Ms McCarty spent two years in Britain studying the company's archives and works on the training and working conditions of shipyard workers. She and Mr Foecke also studied engineering textbooks from the 1890s and early 1900s to learn more about shipbuilding practices and materials.

Mr Foecke said the main question was not whether the Titanic would sink after hitting the iceberg, but how fast the ship went down.

His analysis showed the builders used stronger steel rivets where they expected the greatest stress and weaker iron rivets for the stern and the bow, where they thought there would be less pressure, he said. But it was the ship's bow that struck the iceberg.

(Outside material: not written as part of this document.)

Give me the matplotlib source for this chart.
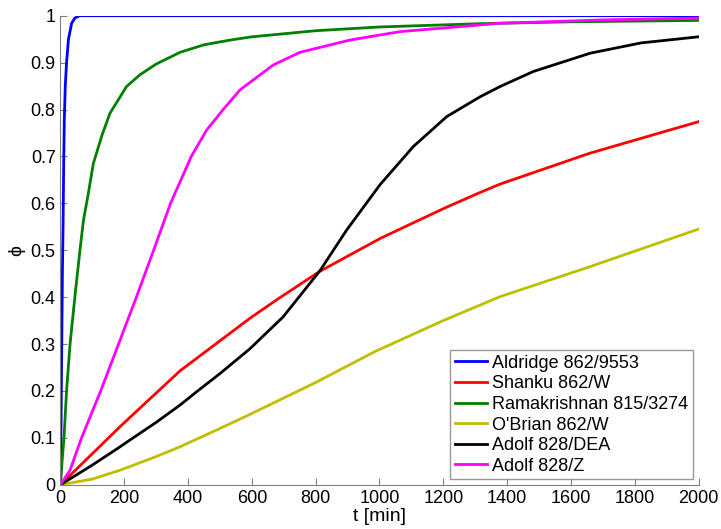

Harland and Wolff spokesman Joris Minne disputed the findings. 'We always say there was nothing wrong with the Titanic when it left here,' he said.

When the iceberg hit the Titanic, it scraped alongside the ship. Mr Foecke said this affected a number of seams in the bow and the weak rivets let go, putting more pressure on the strong rivets.

'Six compartments flooded. If the rivets were on average better quality, five compartments may have flooded and the ship would have stayed afloat longer and more people would have been saved,' Foecke said. 'If four compartments flooded, the ship may have limped to Halifax.'

Retired Harland and Wolff naval engineer David Livingstone, who has also researched the ship's sinking, has said their conclusions that the rivets were to blame for the sinking are 'misleading and incorrect' because they do not consider the ship's overall design and the historical context.

'You can't just look at the material and say it was substandard,' Livingstone said. 'Of course material from 100 years ago would be inferior to material today.'

He said he has found no document to support the argument that Harland and Wolff knowingly used substandard material.

He pointed out that the Olympic, a ship the company built at the same time using the same materials, had a long life with no troubles. The third vessel turned out in the early 1900s was attacked and sunk in World War I.

Contrary to Mr Foecke's theory, Mr Livingstone said, the Titanic did not go down fast compared to other ships that have sunk.

He said the Titanic did not capsize, as do most sinking ships, but maintained an even keel until the last moment, going down after about 2 1/2 hours when the weight of the water it took on became too much.